No doubt international arbitrators stick, in principle, to pacta, and one could contend that this has nothing to do with lex mercatoria, since this principle is embodied in practically all municipal legislations (however, not without differences as to its strength, and consequently as to its effects). It is to be noted, nevertheless, that very frequently, when they apply pacta sunt servanda arbitrators do not refer to a particular municipal legislation; they see the principle as a general one, which means that it is applied as an element of the lex mercatoria, and therefore, that its actual consequences are not to be taken from any municipal law whatsoever.

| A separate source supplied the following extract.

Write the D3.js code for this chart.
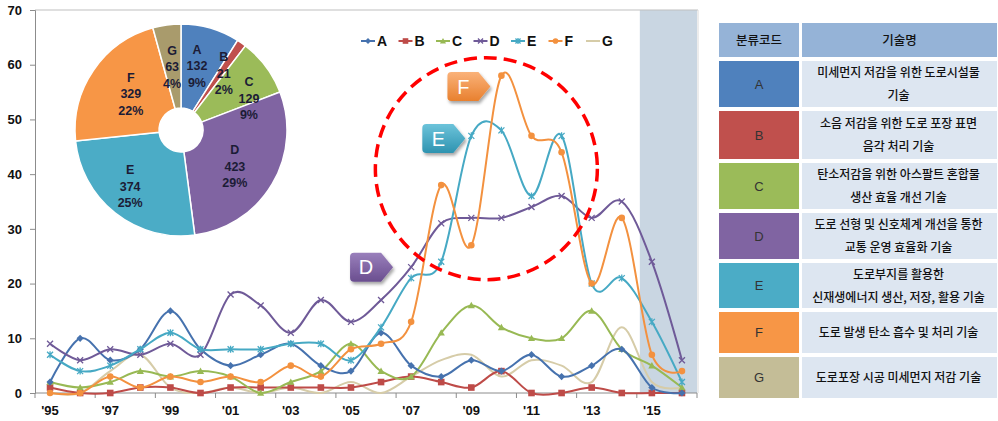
<!DOCTYPE html>
<html>
<head>
<meta charset="utf-8">
<script src="https://cdn.jsdelivr.net/npm/d3@7"></script>
<style>
  html, body { margin: 0; padding: 0; background: #ffffff; }
  svg { display: block; }
</style>
</head>
<body>
<svg id="chart" width="998" height="421"></svg>
<script>
// ---------------- DATA ----------------
const years = [1995,1996,1997,1998,1999,2000,2001,2002,2003,2004,2005,2006,2007,2008,2009,2010,2011,2012,2013,2014,2015,2016];
const xTickLabels = ["'95","'97","'99","'01","'03","'05","'07","'09","'11","'13","'15"];
const yTicks = [0,10,20,30,40,50,60,70];
const seriesNames = ["A","B","C","D","E","F","G"];
const valuesA = [2,10,6,8,15,8,5,7,9,5,4,11,5,3,6,4,7,3,5,8,1,0];
const valuesB = [1,0,0,1,1,0,1,1,1,1,1,2,3,2,1,4,0,0,1,0,0,0];
const valuesC = [2,1,2,4,3,4,3,0,2,4,9,4,3,11,16,12,10,10,15,8,5,1];
const valuesD = [9,6,8,7,9,7,18,16,11,17,13,17,23,31,32,32,34,36,32,35,24,6];
const valuesE = [7,4,5,8,11,8,8,8,9,9,6,12,21,24,47,48,36,47,20,21,13,2];
const valuesF = [0,0,3,1,3,2,3,2,5,3,8,9,13,38,27,58,47,44,20,32,7,4];
const valuesG = [0,0,4,7,1,0,1,0,1,0,2,0,3,6,7,3,6,5,2,12,2,1];
const pieTotals = [132,21,129,423,374,329,63];
const piePctLabels = ["9%","2%","9%","29%","25%","22%","4%"];
const tableHeader = ["분류코드","기술명"];
const tableDesc = [
  ["미세먼지 저감을 위한 도로시설물","기술"],
  ["소음 저감을 위한 도로 포장 표면","음각 처리 기술"],
  ["탄소저감을 위한 아스팔트 혼합물","생산 효율 개선 기술"],
  ["도로 선형 및 신호체계 개선을 통한","교통 운영 효율화 기술"],
  ["도로부지를 활용한","신재생에너지 생산, 저장, 활용 기술"],
  ["도로 발생 탄소 흡수 및 처리 기술"],
  ["도로포장 시공 미세먼지 저감 기술"]
];
const forecastStart = 2015;

// ---------------- STYLE ----------------
const lineColors = {A:"#4672AE",B:"#BE4B48",C:"#98B954",D:"#6F5A98",E:"#46A9C4",F:"#F3913F",G:"#D6CCA8"};
const pieColors  = {A:"#4F81BD",B:"#C0504D",C:"#9BBB59",D:"#8064A2",E:"#4BACC6",F:"#F79646",G:"#A99B6C"};
const tableColors= {A:"#4F81BD",B:"#C0504D",C:"#9BBB59",D:"#8064A2",E:"#4BACC6",F:"#F79646",G:"#C4BD97"};
const markers = {A:"diamond",B:"square",C:"triangle",D:"cross",E:"star",F:"circle",G:"none"};
// pie label placement: [radius, angle in degrees clockwise from 12 o'clock]
const pieLabelPolar = {A:[66,14],B:[71,37],C:[75,65],D:[65,124],E:[76,222],F:[62,306],G:[64,352]};
const latin = "'Liberation Sans', Arial, sans-serif";
const kor = "'Noto Sans CJK KR', 'Noto Sans', sans-serif";

const svg = d3.select("#chart");
const defs = svg.append("defs");

const plot = {left:35, right:697, top:10, bottom:393};
const x = d3.scaleBand().domain(years).range([plot.left, plot.right]);
const bw = x.bandwidth();
const cx = d => x(d) + bw/2;
const y = d3.scaleLinear().domain([0,70]).range([plot.bottom, plot.top]);

// shaded forecast region
svg.append("rect")
  .attr("x", x(forecastStart) + bw*0.1).attr("y", plot.top)
  .attr("width", plot.right - x(forecastStart) - bw*0.1).attr("height", plot.bottom - plot.top)
  .attr("fill", "#C9D6E2");

// plot border
svg.append("line").attr("x1", plot.left).attr("x2", plot.right+1).attr("y1", plot.top).attr("y2", plot.top)
  .attr("stroke", "#BFBFBF").attr("stroke-width", 1);
svg.append("line").attr("x1", plot.right+1).attr("x2", plot.right+1).attr("y1", plot.top).attr("y2", plot.bottom)
  .attr("stroke", "#D9D9D9").attr("stroke-width", 1);

// Y axis
const yAxis = svg.append("g").attr("transform", `translate(${plot.left},0)`)
  .call(d3.axisLeft(y).tickValues(yTicks).tickSize(5).tickPadding(8));
yAxis.select(".domain").attr("stroke", "#8C8C8C");
yAxis.selectAll(".tick line").attr("stroke", "#8C8C8C");
yAxis.selectAll("text").attr("font-family", latin).attr("font-weight", "bold").attr("font-size", 13).attr("fill", "#111");

// X axis
const xAxisG = svg.append("g");
xAxisG.append("line").attr("x1", plot.left).attr("x2", plot.right).attr("y1", plot.bottom).attr("y2", plot.bottom)
  .attr("stroke", "#8C8C8C");
const tickYears = years.filter((d,i) => i % 2 === 0);
xAxisG.selectAll("line.tk").data(tickYears).join("line").attr("class","tk")
  .attr("x1", d => x(d)).attr("x2", d => x(d)).attr("y1", plot.bottom).attr("y2", plot.bottom+5)
  .attr("stroke", "#8C8C8C");
xAxisG.append("line").attr("x1", plot.right).attr("x2", plot.right).attr("y1", plot.bottom).attr("y2", plot.bottom+5).attr("stroke","#8C8C8C");
xAxisG.selectAll("text").data(tickYears).join("text")
  .attr("x", d => cx(d)).attr("y", plot.bottom + 22)
  .attr("text-anchor", "middle").attr("font-family", latin).attr("font-weight", "bold").attr("font-size", 13).attr("fill", "#111")
  .text((d,i) => xTickLabels[i]);

// series lines
const seriesVals = {A:valuesA,B:valuesB,C:valuesC,D:valuesD,E:valuesE,F:valuesF,G:valuesG};
const line = d3.line().x((d,i) => cx(years[i])).y(d => y(d)).curve(d3.curveCatmullRom.alpha(0));

function drawMarker(g, type, color, px, py, s) {
  s = s || 1;
  if (type === "diamond") {
    g.append("path").attr("d", `M${px},${py-3.6*s}L${px+3.6*s},${py}L${px},${py+3.6*s}L${px-3.6*s},${py}Z`).attr("fill", color);
  } else if (type === "square") {
    g.append("rect").attr("x", px-3.3*s).attr("y", py-3.3*s).attr("width", 6.6*s).attr("height", 6.6*s).attr("fill", color);
  } else if (type === "triangle") {
    g.append("path").attr("d", `M${px},${py-3.6*s}L${px+3.6*s},${py+2.8*s}L${px-3.6*s},${py+2.8*s}Z`).attr("fill", color);
  } else if (type === "cross") {
    g.append("path").attr("d", `M${px-3*s},${py-3*s}L${px+3*s},${py+3*s}M${px+3*s},${py-3*s}L${px-3*s},${py+3*s}`)
      .attr("stroke", color).attr("stroke-width", 1.3);
  } else if (type === "star") {
    g.append("path").attr("d", `M${px-3*s},${py-3*s}L${px+3*s},${py+3*s}M${px+3*s},${py-3*s}L${px-3*s},${py+3*s}M${px},${py-3.5*s}L${px},${py+3.5*s}`)
      .attr("stroke", color).attr("stroke-width", 1.3);
  } else if (type === "circle") {
    g.append("circle").attr("cx", px).attr("cy", py).attr("r", 3.3*s).attr("fill", color);
  }
}

const drawOrder = ["G","B","C","A","D","E","F"];
drawOrder.forEach(k => {
  const g = svg.append("g");
  g.append("path").attr("d", line(seriesVals[k])).attr("fill", "none")
    .attr("stroke", lineColors[k]).attr("stroke-width", 2);
  seriesVals[k].forEach((v,i) => drawMarker(g, markers[k], lineColors[k], cx(years[i]), y(v)));
});

// legend
const legend = svg.append("g");
const legX = d3.scalePoint().domain(seriesNames).range([361, 586]);
seriesNames.forEach(k => {
  const lx = legX(k), ly = 41;
  legend.append("line").attr("x1", lx).attr("x2", lx+14).attr("y1", ly).attr("y2", ly).attr("stroke", lineColors[k]).attr("stroke-width", 2);
  drawMarker(legend, markers[k], lineColors[k], lx+7, ly, 0.85);
  legend.append("text").attr("x", lx+16).attr("y", ly+5).attr("font-family", latin).attr("font-weight","bold")
    .attr("font-size", 14).attr("fill", "#111").text(k);
});

// red dashed circle annotation
svg.append("circle").attr("cx", x(2010)).attr("cy", y(41)).attr("r", 111)
  .attr("fill", "none").attr("stroke", "#FF0000").attr("stroke-width", 3.5).attr("stroke-dasharray", "13,7");

// callouts
const shadow = defs.append("filter").attr("id", "sh").attr("x", "-30%").attr("y", "-30%").attr("width", "170%").attr("height", "170%");
shadow.append("feDropShadow").attr("dx", 1.5).attr("dy", 2.5).attr("stdDeviation", 1.8).attr("flood-color", "#000").attr("flood-opacity", 0.35);
const callouts = [
  {k:"F", tipX: cx(2010) - 11, v: 56, c1:"#FAB27A", c2:"#E8802E"},
  {k:"E", tipX: cx(2009) - 6, v: 46.5, c1:"#6CC3DA", c2:"#2E93B0"},
  {k:"D", tipX: cx(2006) + 12, v: 23, c1:"#9A80BC", c2:"#6A4E8F"}
];
callouts.forEach(c => {
  const gid = "grad" + c.k;
  const gr = defs.append("linearGradient").attr("id", gid).attr("x1",0).attr("y1",0).attr("x2",0).attr("y2",1);
  gr.append("stop").attr("offset","0%").attr("stop-color", c.c1);
  gr.append("stop").attr("offset","100%").attr("stop-color", c.c2);
  const ty = y(c.v), x1 = c.tipX, x0 = x1 - 43, xb = x1 - 12, h = 29, r = 4;
  const y0 = ty - h/2, y1 = ty + h/2;
  const d = `M${x0+r},${y0}L${xb},${y0}L${x1},${ty}L${xb},${y1}L${x0+r},${y1}Q${x0},${y1} ${x0},${y1-r}L${x0},${y0+r}Q${x0},${y0} ${x0+r},${y0}Z`;
  svg.append("path").attr("d", d).attr("fill", `url(#${gid})`).attr("filter", "url(#sh)");
  svg.append("text").attr("x", x0 + 16).attr("y", ty + 7).attr("text-anchor","middle")
    .attr("font-family", latin).attr("font-size", 20).attr("fill", "#fff").text(c.k);
});

// pie
const pc = {x:181, y:130};
const pie = d3.pie().sort(null).value(d => d.v);
const pieData = pie(seriesNames.map((k,i) => ({k, v: pieTotals[i], pct: piePctLabels[i]})));
const arc = d3.arc().innerRadius(22).outerRadius(106);
const pg = svg.append("g").attr("transform", `translate(${pc.x},${pc.y})`);
pg.selectAll("path").data(pieData).join("path")
  .attr("d", arc).attr("fill", d => pieColors[d.data.k]).attr("stroke", "#fff").attr("stroke-width", 1.5);
pieData.forEach(d => {
  const [rr, deg] = pieLabelPolar[d.data.k];
  const a = deg * Math.PI / 180;
  const lx = rr * Math.sin(a), ly = -rr * Math.cos(a);
  const t = pg.append("text").attr("text-anchor", "middle").attr("font-family", latin)
    .attr("font-weight","bold").attr("font-size", 12.5).attr("fill", "#1C1C36");
  [d.data.k, String(d.data.v), d.data.pct].forEach((s,j) => {
    t.append("tspan").attr("x", lx).attr("y", ly - 12 + j*16.5).text(s);
  });
});

// table
const tbl = svg.append("g");
const col1 = {x:719, w:80}, col2 = {x:802, w:195};
const rowHeights = [34,46,48,46,46,45,41,41];
let yy = 23;
const rows = rowHeights.map(h => { const r = {y:yy, h}; yy += h + 4; return r; });
tbl.append("rect").attr("x", col1.x).attr("y", rows[0].y).attr("width", col1.w).attr("height", rows[0].h).attr("fill", "#95B3D7");
tbl.append("rect").attr("x", col2.x).attr("y", rows[0].y).attr("width", col2.w).attr("height", rows[0].h).attr("fill", "#95B3D7");
tbl.append("text").attr("x", col1.x + col1.w/2).attr("y", rows[0].y + rows[0].h/2 + 4.5).attr("text-anchor","middle")
  .attr("font-family", kor).attr("font-weight", 500).attr("font-size", 12.5).attr("fill", "#111").text(tableHeader[0]);
tbl.append("text").attr("x", col2.x + col2.w/2).attr("y", rows[0].y + rows[0].h/2 + 4.5).attr("text-anchor","middle")
  .attr("font-family", kor).attr("font-weight", 500).attr("font-size", 12.5).attr("fill", "#111").text(tableHeader[1]);
seriesNames.forEach((k,i) => {
  const r = rows[i+1];
  tbl.append("rect").attr("x", col1.x).attr("y", r.y).attr("width", col1.w).attr("height", r.h).attr("fill", tableColors[k]);
  tbl.append("rect").attr("x", col2.x).attr("y", r.y).attr("width", col2.w).attr("height", r.h).attr("fill", "#DDE6F1");
  tbl.append("text").attr("x", col1.x + col1.w/2).attr("y", r.y + r.h/2 + 4.5).attr("text-anchor","middle")
    .attr("font-family", latin).attr("font-size", 13).attr("fill", "#333").text(k);
  const lines = tableDesc[i];
  const mid = r.y + r.h/2;
  lines.forEach((s,j) => {
    const ly = lines.length === 1 ? mid : mid + (j === 0 ? -11.5 : 11.5);
    const t = tbl.append("text").attr("x", col2.x + col2.w/2 - 1).attr("y", ly + 4.5).attr("text-anchor","middle")
      .attr("font-family", kor).attr("font-weight", 500).attr("font-size", 12).attr("fill", "#111").text(s);
    const len = t.node().getComputedTextLength();
    if (len > 191) t.attr("textLength", 191).attr("lengthAdjust", "spacingAndGlyphs");
  });
});
</script>
</body>
</html>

This trend explains that certain awards have admitted, albeit in exceptional cases, the application of rebus sic stantibus. Thus, an international award, while referring to Swiss law, which admits under severe conditions the revision of contracts, decided that these conditions were to be applied in a more flexible manner in respect of international contracts.25 Another previous award did not exclude the principle of rebus sic stantibus, however, stating that its application should be limited to cases where constraining reasons justify it, taking into account not only the fundamental character of the changes in circumstances which are invoked, but equally the particular type of contract involved, the requirements of fairness and all the circumstances of the case.

My last example will be the obligation for a creditor to minimise the damage he suffers because of the non-fulfilment by the debtor of his own commitments. This obligation, generally admitted, as far as I know, in Common Law, is not so largely and clearly consecrated in Civil Law.

Now, a number of international awards have applied it as a general principle of international trade, not referring in particular to a Common Law system.26 Moreover, the principle may be combined with the obligation to renegotiate the contract in good faith.27

25 ICC Award, Case No 1512 /71 , 101 Clunet 902 (1974); 2748/74, 102 Clunet 905 (1974).
26 ICC Award, Case Nos 2103/72, 101 Clunet 902 (1974); 2748/74, 102 Clunet 905 (1975); 2291/75, 103 Clunet 989 (1976) ; 2520/75, 103 Clunet 992 (1976) .
27 ICC Award, Case No 2748/74, 102 Clunet 905 (1975).